By Jacob Misener

100 detainees at Guantanamo Bay prison now taking part in hunger strike

American Medical Association says force-feeding measures breach “core ethical values” of doctors


Amnesty International

The U.S. Naval Base located in Guantanamo Bay, Cuba has become a contentious issue amongst human rights groups over the past decade, due to the reports of torture and mistreatment that have come out of the facility in recent years.

At least 100 detainees at Guantanamo Bay are now participating in a three-month old hunger strike, and President Obama has recently reiterated his disapproval of the facility while blaming Congress for the lack of action by his administration.

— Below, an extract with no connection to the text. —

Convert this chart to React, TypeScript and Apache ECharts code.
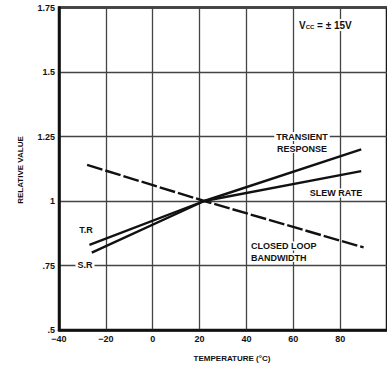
import React, { useEffect, useRef } from "react";
import * as echarts from "echarts";

// Temperature (°C) vs relative value, normalised to 1 at ~22 °C
const trTemps = [-27, 22, 89];
const trValues = [0.83, 1.0, 1.2];
const srTemps = [-26, 22, 89];
const srValues = [0.8, 1.0, 1.116];
const clbTemps = [-28, 22, 90];
const clbValues = [1.14, 1.0, 0.82];

const yTickLabels: Record<string, string> = {
  "0.5": ".5",
  "0.75": ".75",
  "1": "1",
  "1.25": "1.25",
  "1.5": "1.5",
  "1.75": "1.75",
};

const pairs = (xs: number[], ys: number[]) => xs.map((x, i) => [x, ys[i]]);

const FONT = "'Liberation Sans', Arial, sans-serif";
const INK = "#111";

export default function App() {
  const ref = useRef<HTMLDivElement>(null);

  useEffect(() => {
    if (!ref.current) return;
    document.body.style.margin = "0";
    const chart = echarts.init(ref.current, null, { renderer: "svg" });

    const labelStyle = (text: string, x: number, y: number, align = "center", bg = false) => ({
      type: "text",
      x,
      y,
      z: 100,
      style: {
        text,
        fill: INK,
        font: `bold 9px ${FONT}`,
        align,
        verticalAlign: "middle",
        backgroundColor: bg ? "#fff" : undefined,
        padding: bg ? [0, 2] : 0,
      },
    });

    const lineSeries = (name: string, data: number[][], dashed = false) => ({
      name,
      type: "line",
      data,
      symbol: "none",
      lineStyle: {
        color: INK,
        width: 2.4,
        type: dashed ? [16, 3] : "solid",
      },
      z: 5,
    });

    chart.setOption({
      animation: false,
      grid: {
        left: 59,
        top: 7.5,
        width: 335.3,
        height: 322.5,
        show: true,
        borderColor: INK,
        borderWidth: 2.5,
      },
      xAxis: {
        type: "value",
        min: -40,
        max: 100,
        interval: 20,
        axisLine: { show: true, onZero: false, lineStyle: { color: INK, width: 2.5 } },
        axisTick: { show: false },
        splitLine: { show: true, lineStyle: { color: "#444", width: 1.3 } },
        axisLabel: {
          showMaxLabel: false,
          color: INK,
          fontFamily: FONT,
          fontWeight: "bold",
          fontSize: 9,
          margin: 4,
          formatter: (v: number) => (v < 0 ? "\u2212" + Math.abs(v) : String(v)),
        },
      },
      yAxis: {
        type: "value",
        min: 0.5,
        max: 1.75,
        interval: 0.25,
        axisLine: { show: true, onZero: false, lineStyle: { color: INK, width: 2.5 } },
        axisTick: { show: false },
        splitLine: { show: true, lineStyle: { color: "#444", width: 1.3 } },
        axisLabel: {
          color: INK,
          fontFamily: FONT,
          fontWeight: "bold",
          fontSize: 9,
          margin: 4,
          formatter: (v: number) => yTickLabels[String(v)] ?? String(v),
        },
      },
      series: [
        lineSeries("Transient Response", pairs(trTemps, trValues)),
        lineSeries("Slew Rate", pairs(srTemps, srValues)),
        lineSeries("Closed Loop Bandwidth", pairs(clbTemps, clbValues), true),
      ],
      graphic: [
        {
          type: "text",
          x: 20,
          y: 170,
          rotation: Math.PI / 2,
          style: {
            text: "RELATIVE VALUE",
            fill: INK,
            font: `bold 8px ${FONT}`,
            align: "center",
            verticalAlign: "middle",
          },
        },
        {
          type: "text",
          x: 232,
          y: 358,
          style: {
            text: "TEMPERATURE (°C)",
            fill: INK,
            font: `bold 8px ${FONT}`,
            align: "center",
            verticalAlign: "middle",
          },
        },
        {
          type: "text",
          x: 298,
          y: 25,
          z: 100,
          style: {
            text: "{v|V}{s|CC}{v| = ± 15V}",
            fill: INK,
            align: "left",
            verticalAlign: "middle",
            backgroundColor: "#fff",
            padding: [1, 1],
            rich: {
              v: { font: `bold 10px ${FONT}`, fill: INK },
              s: { font: `bold 6px ${FONT}`, fill: INK, verticalAlign: "bottom", padding: [4, 0, 0, 0] },
            },
          },
        },
        labelStyle("T.R", 86, 230),
        labelStyle("S.R", 85, 265, "center", true),
        labelStyle("TRANSIENT", 302, 136.5, "center", true),
        labelStyle("RESPONSE", 302, 148.5, "center", true),
        labelStyle("SLEW RATE", 336, 193, "center", true),
        labelStyle("CLOSED LOOP", 249, 246, "left", true),
        labelStyle("BANDWIDTH", 249, 257.5, "left", true),
      ],
    });

    return () => chart.dispose();
  }, []);

  return <div ref={ref} style={{ width: 387, height: 372 }} />;
}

“I think it is critical for us to understand that Guantanamo is not necessary to keep America safe,” said Obama at a White House press conference last week. “It is expensive. It is inefficient. It hurts us in terms of our international standing. It lessens cooperation with our allies on counter-terrorism efforts. It is a recruitment tool for extremists. It needs to be closed.”

Almost two-dozen of the strikers are reportedly being force-fed through a gruesome process that includes a greased tube being inserted through the detainees’ noses, down their throats and down into their stomachs. The president of the American Medical Association, who says it breaches the “core ethical values of the medical profession”, has publicly condemned this practice.

However, President Obama has shown support for these measures, saying, “I don’t want these individuals to die.”

Although he laid blame for the inaction of his administration at the feet of Congress, human rights organizations across the globe have pointed out steps that could have been taken by the President himself, without the consent of the U.S. Congress.

“Congress is certainly responsible for imposing unprecedented restrictions on detainee transfers, but President Obama still has the power to transfer men right now,” according to an Al-Jazeera report that quotes the Center for Constitutional Rights (CCR), which has played an integral role in the ongoing Guantanamo debate since 2002. “He should use the certification/waiver process created by Congress to transfer detainees, starting with the 86 men who have been cleared for release.”

Some of the 166 detainees at the prison have been there as long as 11 years, according to a report by The Economist, without ever having been charged. Countless prisoners have either been denied a fair trial or even the potential for release. The United Nations High Commissioner for Human Rights as a violation of human rights law has denounced this process, known as indefinite detention.

“The notion that we’re going to continue to keep over a hundred individuals in a no-man’s land in perpetuity, even at a time when we’ve wound down the war in Iraq, we’re winding down the war in Afghanistan, we’re having success defeating Al-Qaeda core… the idea that we would still maintain forever a group of individuals who have not been tried, that is contrary to who we are, it is contrary to our interests, and it needs to stop,” said Obama.

The Obama administration has all but stopped working to close the prison, after he signed an executive order during his first term that met a dismal defeat in the Senate, by a 90-6 vote. Since that vote, Congress has made it even more difficult to send detainees anywhere outside the country, according to The Economist.

Recently, National Public Radio (NPR) sat down with one of the detainees who have been released in recent years, and who has participated in the hunger strikes. His account of the atmosphere and environment at the prison was harrowing.

“Thinking about why we’ve been there for many, many years inside those prisons without any chance to look at the evidence [against us.] There is no hope. All that comes together. And then it’s a cry of help to the outside world [as] as last resort,” said Omar Deghayes of the hunger strikes.

Deghayes spent five years in the prison, after being arrested in Pakistan in 2002 as an enemy combatant. He personally believes that he was released because he was arrested on a case of mistaken identity.

“There are some people who have been released and they’ve admitted that they have committed wrong things,” the Libyan citizen told NPR. “Then at the same time, you have people that are completely innocent and been cleared for release and they aren’t released.”